Big Data Meets Data Fabric and Multi-cloud – Forbes blog by John Webster

By , Sunday, January 14th 2018

Tags: avere, Big Data, blog, cloud, data fabric, elastifile, Forbes, John Webster, Mapr, Microsoft, multi cloud, nasuni, NetApp, syncsort,

As cloud computing progresses forward, an ages-old problem for IT is resurfacing—how to integrate and secure data stores that are disbursed geographically and across a growing diversity of applications. Data silos, which have always limited an organizations ability to extract value from all of its data, become even more isolated. Consider the mainframe, with its stores of critical data going back decades, as the original data silo. Mainframe users still want to leverage this data for other applications such as AI but must overcome accessibility and formatting barriers in order to do so. It’s a task made easier by software vendors like Syncsort who’s Ironstream moves data from the ‘frame in a way that is easily digestible by Splunk applications for example.

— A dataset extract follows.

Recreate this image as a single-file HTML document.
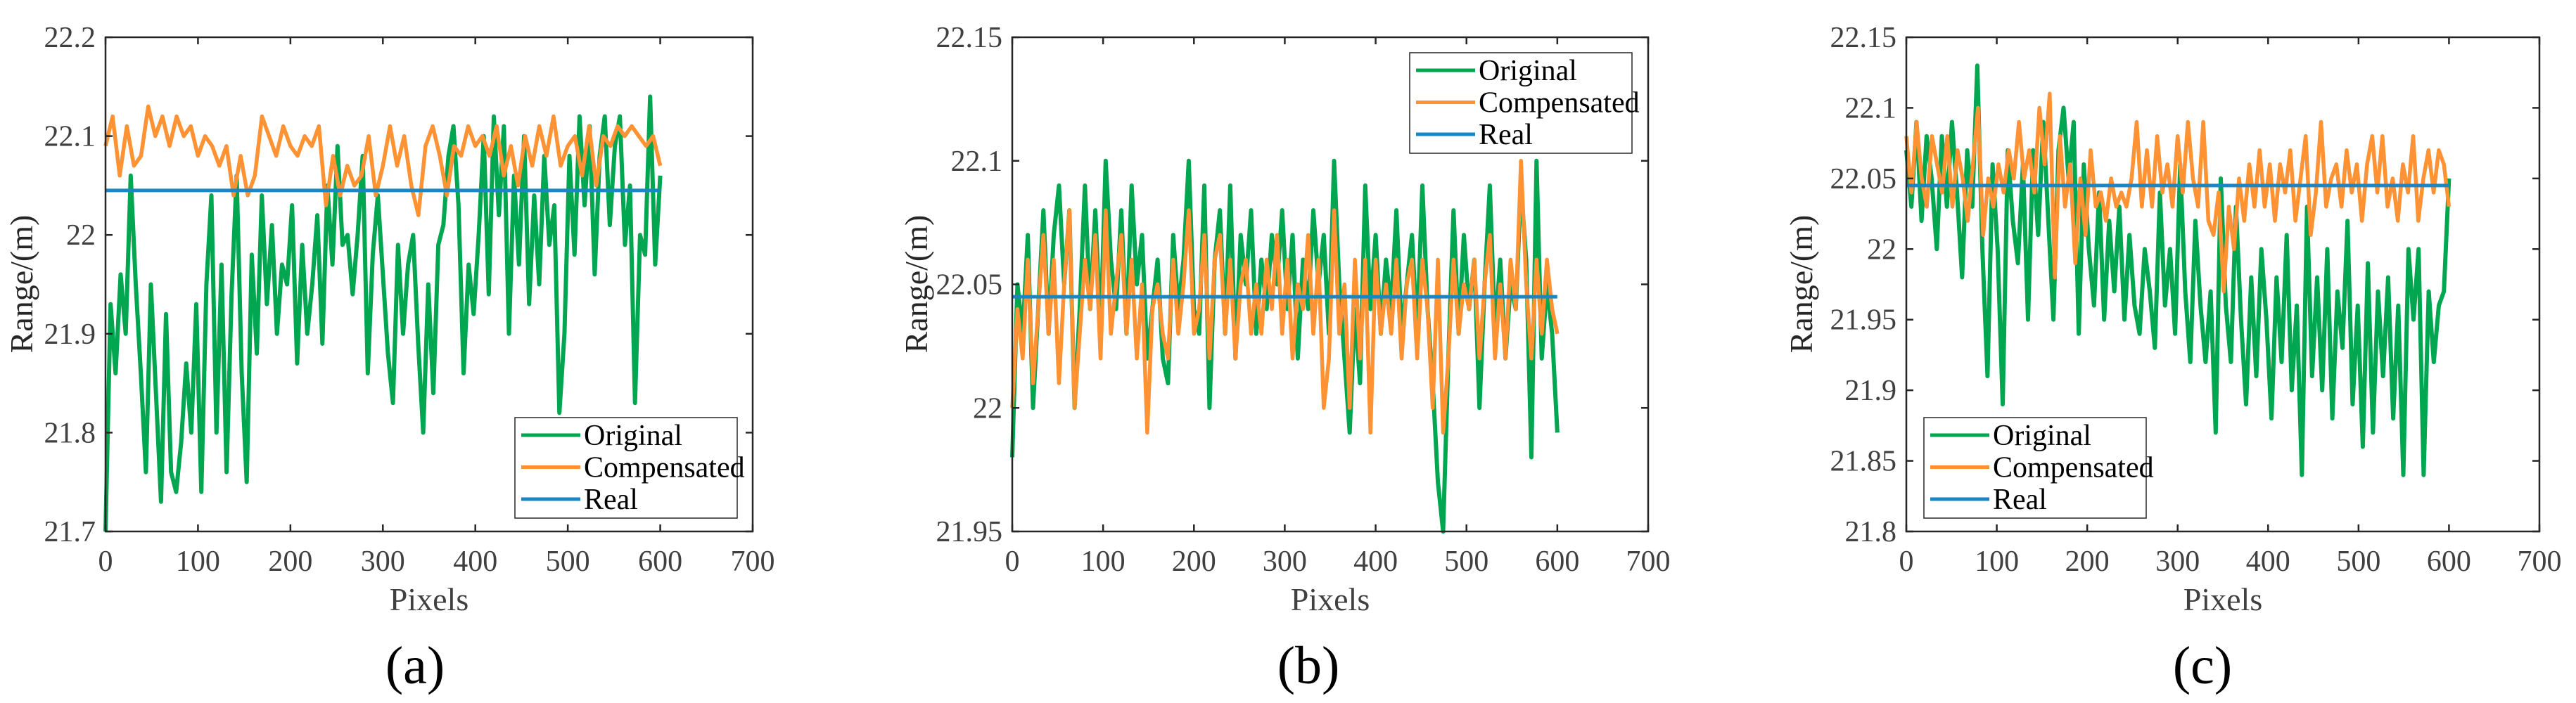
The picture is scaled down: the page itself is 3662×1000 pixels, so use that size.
<!DOCTYPE html>
<html><head><meta charset="utf-8">
<style>
html,body{margin:0;padding:0;background:#fff;}
svg{display:block;font-family:"Liberation Serif","Times New Roman",serif;}
svg text{font-family:"Liberation Serif","Times New Roman",serif !important;}
</style></head>
<body>
<svg id="fig" width="3662" height="1000" viewBox="0 0 3662 1000" xmlns="http://www.w3.org/2000/svg" font-family="Liberation Serif, serif"></svg>
<script>
const xTicks = [0,100,200,300,400,500,600,700];
const realValue = 22.045;
const aTicks = ["21.7","21.8","21.9","22","22.1","22.2"];
const bTicks = ["21.95","22","22.05","22.1","22.15"];
const cTicks = ["21.8","21.85","21.9","21.95","22","22.05","22.1","22.15"];
const aOriginal = [21.70,21.93,21.86,21.96,21.90,22.06,21.95,21.86,21.76,21.95,21.84,21.73,21.92,21.76,21.74,21.79,21.87,21.80,21.93,21.74,21.95,22.04,21.80,21.97,21.76,21.94,22.06,21.86,21.75,21.98,21.88,22.04,21.93,22.01,21.90,21.97,21.95,22.03,21.87,21.99,21.90,21.95,22.02,21.89,22.05,21.97,22.09,21.99,22.00,21.94,22.00,22.08,21.86,21.98,22.04,21.96,21.88,21.83,21.99,21.90,21.97,22.00,21.89,21.80,21.95,21.84,21.99,22.01,22.08,22.11,22.03,21.86,21.97,21.92,22.00,22.10,21.94,22.12,22.02,22.11,21.90,22.06,21.97,22.10,21.93,22.04,21.95,22.08,21.99,22.03,21.82,21.90,22.08,21.98,22.12,22.03,22.11,21.96,22.08,22.12,22.01,22.09,22.12,21.99,22.05,21.83,22.00,21.98,22.14,21.97,22.06];
const aCompensated = [22.09,22.12,22.06,22.11,22.07,22.08,22.13,22.10,22.12,22.09,22.12,22.10,22.11,22.08,22.10,22.09,22.07,22.09,22.04,22.08,22.04,22.06,22.12,22.10,22.08,22.11,22.09,22.08,22.10,22.09,22.11,22.03,22.08,22.04,22.07,22.05,22.06,22.10,22.04,22.07,22.11,22.07,22.10,22.05,22.02,22.09,22.11,22.08,22.04,22.09,22.08,22.11,22.09,22.10,22.08,22.11,22.06,22.09,22.05,22.10,22.07,22.11,22.08,22.12,22.07,22.09,22.10,22.06,22.11,22.05,22.10,22.09,22.11,22.10,22.11,22.10,22.09,22.10,22.07];
const bOriginal = [21.98,22.05,22.03,22.07,22.00,22.04,22.08,22.03,22.07,22.09,22.05,22.08,22.00,22.04,22.09,22.04,22.08,22.03,22.10,22.06,22.04,22.08,22.03,22.09,22.05,22.07,22.02,22.04,22.06,22.02,22.01,22.07,22.04,22.06,22.10,22.04,22.03,22.09,22.00,22.06,22.08,22.03,22.09,22.02,22.07,22.05,22.08,22.03,22.06,22.04,22.07,22.05,22.08,22.04,22.07,22.02,22.06,22.04,22.08,22.05,22.07,22.03,22.10,22.05,22.02,21.99,22.04,22.01,22.09,22.04,22.07,22.03,22.06,22.04,22.08,22.03,22.05,22.07,22.03,22.09,22.04,22.01,21.97,21.95,22.02,22.08,22.03,22.07,22.04,22.06,22.00,22.05,22.09,22.03,22.06,22.02,22.05,22.04,22.09,22.06,21.98,22.10,22.02,22.05,22.03,21.99];
const bCompensated = [22.00,22.04,22.02,22.06,22.01,22.04,22.07,22.03,22.06,22.01,22.05,22.08,22.00,22.03,22.06,22.04,22.07,22.02,22.08,22.03,22.05,22.07,22.03,22.06,22.02,22.05,21.99,22.04,22.05,22.03,22.02,22.06,22.03,22.05,22.08,22.03,22.04,22.07,22.02,22.06,22.07,22.03,22.06,22.02,22.05,22.06,22.03,22.05,22.03,22.06,22.04,22.07,22.03,22.06,22.02,22.05,22.04,22.07,22.03,22.06,22.00,22.02,22.08,22.03,22.05,22.00,22.06,22.02,22.06,21.99,22.06,22.03,22.05,22.03,22.06,22.02,22.05,22.06,22.02,22.06,22.04,22.00,22.06,21.99,22.02,22.06,22.03,22.05,22.04,22.06,22.02,22.05,22.07,22.02,22.05,22.02,22.06,22.04,22.10,22.05,22.02,22.06,22.03,22.06,22.04,22.03];
const cOriginal = [22.07,22.03,22.09,22.02,22.08,22.05,22.00,22.08,22.03,22.09,22.04,21.98,22.07,22.03,22.13,22.00,21.91,22.06,22.00,21.89,22.07,22.02,21.99,22.06,21.95,22.07,22.01,22.09,22.02,21.95,22.07,22.10,22.05,22.09,21.94,22.06,22.00,21.96,22.04,21.95,22.02,21.97,22.03,21.95,22.01,21.96,21.94,22.00,21.97,21.93,22.04,21.96,22.00,21.94,22.06,21.97,21.92,22.02,21.96,21.92,21.97,21.87,22.05,21.96,21.92,22.03,21.95,21.89,21.98,21.91,22.00,21.95,21.88,21.98,21.92,22.01,21.90,21.96,21.84,22.03,21.91,21.98,21.90,22.00,21.88,21.97,21.93,22.02,21.89,21.96,21.86,21.99,21.87,21.97,21.91,21.98,21.88,21.96,21.84,22.00,21.95,22.00,21.84,21.97,21.92,21.96,21.97,22.05];
const cCompensated = [22.08,22.04,22.09,22.05,22.03,22.08,22.06,22.04,22.08,22.03,22.07,22.05,22.02,22.06,22.10,22.01,22.05,22.03,22.06,22.04,22.07,22.05,22.09,22.05,22.07,22.04,22.10,22.06,22.11,21.98,22.08,22.03,22.06,21.99,22.05,22.01,22.07,22.03,22.04,22.02,22.05,22.03,22.04,22.03,22.05,22.09,22.03,22.07,22.03,22.08,22.04,22.06,22.03,22.08,22.04,22.09,22.05,22.03,22.09,22.02,22.01,22.04,21.97,22.03,22.00,22.05,22.02,22.06,22.03,22.07,22.03,22.06,22.02,22.06,22.04,22.07,22.02,22.05,22.08,22.01,22.04,22.09,22.03,22.05,22.06,22.03,22.07,22.04,22.06,22.02,22.06,22.08,22.04,22.08,22.03,22.05,22.02,22.06,22.04,22.08,22.02,22.05,22.07,22.04,22.07,22.06,22.03];

const NS = "http://www.w3.org/2000/svg";
const svg = document.getElementById('fig');
const FONT = "Liberation Serif, serif";
function mk(tag, attrs, parent){
  const e = document.createElementNS(NS, tag);
  for (const k in attrs) e.setAttribute(k, attrs[k]);
  if (tag === 'text') e.setAttribute('font-family', FONT);
  (parent||svg).appendChild(e);
  return e;
}
const GREEN="#00A650", ORANGE="#FF9233", BLUE="#1A87C4";

function panel(cfg){
  const g = mk('g', {});
  
  
  const L=cfg.left, R=cfg.right, T=53, B=756;
  const yMin=parseFloat(cfg.yTicks[0]), yMax=parseFloat(cfg.yTicks[cfg.yTicks.length-1]);
  const xs = v => L + (v-0)/(700-0)*(R-L);
  const ys = v => B - (v-yMin)/(yMax-yMin)*(B-T);
  function series(data, color, w, name){
    const n = data.length;
    let d = '';
    data.forEach((v,i)=>{ d += (i?'L':'M') + xs(i*600/(n-1)).toFixed(1) + ',' + ys(v).toFixed(1); });
    const p = mk('path', {d:d, fill:'none', stroke:color, 'stroke-width':w, 'stroke-linejoin':'round'}, g);
    
    
  }
  series(cfg.orig, GREEN, 6, 'original-line-' + cfg.id);
  series(cfg.comp, ORANGE, 5.5, 'compensated-line-' + cfg.id);
  const rl = mk('line', {x1:xs(0), x2:xs(600), y1:ys(realValue), y2:ys(realValue), stroke:BLUE, 'stroke-width':5}, g);
  
  
  const box = mk('rect', {x:L, y:T, width:R-L, height:B-T, fill:'none', stroke:'#262626', 'stroke-width':2.5}, g);
  
  
  xTicks.forEach(t=>{
    const x = xs(t);
    mk('line', {x1:x,x2:x,y1:B,y2:B-10,stroke:'#262626','stroke-width':2.5}, g);
    mk('line', {x1:x,x2:x,y1:T,y2:T+10,stroke:'#262626','stroke-width':2.5}, g);
    const tx = mk('text', {x:x, y:B+56, 'font-size':42, 'text-anchor':'middle', fill:'#404040'}, g);
    tx.textContent = t;
    
    
  });
  cfg.yTicks.forEach(t=>{
    const y = ys(parseFloat(t));
    mk('line', {x1:L,x2:L+10,y1:y,y2:y,stroke:'#262626','stroke-width':2.5}, g);
    mk('line', {x1:R,x2:R-10,y1:y,y2:y,stroke:'#262626','stroke-width':2.5}, g);
    const ty = mk('text', {x:L-14, y:y+14, 'font-size':42, 'text-anchor':'end', fill:'#404040'}, g);
    ty.textContent = t;
    
    
  });
  const xt = mk('text', {x:(L+R)/2, y:868, 'font-size':46, 'text-anchor':'middle', fill:'#404040'}, g);
  xt.textContent = 'Pixels';
  
  
  const yt = mk('text', {x:0, y:0, 'font-size':46, 'text-anchor':'middle', fill:'#262626', transform:'translate(' + cfg.yTitleX + ',404) rotate(-90)'}, g);
  yt.textContent = 'Range/(m)';
  
  
  const cap = mk('text', {x:cfg.capX, y:972, 'font-size':76, 'text-anchor':'middle', fill:'#000'}, g);
  cap.textContent = cfg.cap;
  
  
  const lg = mk('g', {}, g);
  
  
  const lx = cfg.legX, ly = cfg.legY;
  mk('rect', {x:lx, y:ly, width:316, height:143, fill:'#fff', stroke:'#262626', 'stroke-width':1.5}, lg);
  [['Original',GREEN],['Compensated',ORANGE],['Real',BLUE]].forEach((e,i)=>{
    const yy = ly + 25 + i*45.5;
    mk('line', {x1:lx+9, x2:lx+93, y1:yy, y2:yy, stroke:e[1], 'stroke-width':5}, lg);
    const t = mk('text', {x:lx+98, y:yy+14, 'font-size':42, fill:'#000'}, lg);
    t.textContent = e[0];
    
    
  });
}
panel({id:'a', left:150, right:1070, yTicks:aTicks, orig:aOriginal, comp:aCompensated, legX:732, legY:594, yTitleX:46, capX:590, cap:'(a)'});
panel({id:'b', left:1439, right:2343, yTicks:bTicks, orig:bOriginal, comp:bCompensated, legX:2004, legY:75, yTitleX:1318, capX:1860, cap:'(b)'});
panel({id:'c', left:2710, right:3610, yTicks:cTicks, orig:cOriginal, comp:cCompensated, legX:2735, legY:594, yTitleX:2576, capX:3131, cap:'(c)'});
</script>
</body></html>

But as cloud computing progresses, the siloed data issue becomes even more apparent as IT executives try to broaden their reach to encompass and leverage their organization’s data stored in multiple public clouds (AWS, Azure, GCP) along with all that they store on site. The cloud-world solution to this problem is what is now becoming known as the Data Fabric.

Data Fabrics—essentially information networks implemented on a grand scale across physical and virtual boundaries—focus on the data aspect of cloud computing as the unifying factor. To conceive of distributed, multi-cloud computing only in terms of infrastructure would miss a fundamental aspect of all computing technology – data. Data is integral and must be woven into multi-cloud computing architectures. The concept that integrates data with distributed and cloud-based computing is the Data Fabric.

The reason for going the way of the Data Fabric, at least on a conceptual basis, is to break down the data siloes that are inherent in isolated computing clusters and on-and off-premises clouds. Fabrics allow data to flow and be shared by applications running in both private and public cloud data centers. They move data to where it’s needed at any given point in time. In the context of IoT for example, they enable analytics to be performed in real time on data being generated by geographically disbursed sensors “on the edge.”

Not surprisingly, the Data Fabric opportunity presents fertile ground for storage vendors. NetApp introduced their conceptual version of it four years ago and have been instantiating various aspects of it ever since. More recently, a number of Cloud Storage Services vendors have put forward their Data Fabric interpretations that are generally based on global file systems. These include Elastifile, Nasuni, and Avere—recently acquired by Microsoft.

Entries are also coming from other unexpected sources. One is from the ever-evolving Big Data space. MapR’s Converge-X Data Fabric is an exabyte scale, globally distributed data store for managing files, objects, and containers across multiple edge, on-premises, and public cloud environments.

At least two-thirds of all large enterprise IT organizations now see hybrid clouds—which are really multi-clouds—as their long-term IT future. Operating in this multi-cloud world requires new data management processes and policies and most of all, a new data architecture. Enterprise IT will be increasingly called upon to assimilate a widening range of applications directed toward mobile users, data practitioners and outside business partners. In 2018, a growing and increasingly diverse list of vendors will offer their interpretations of the Data Fabric.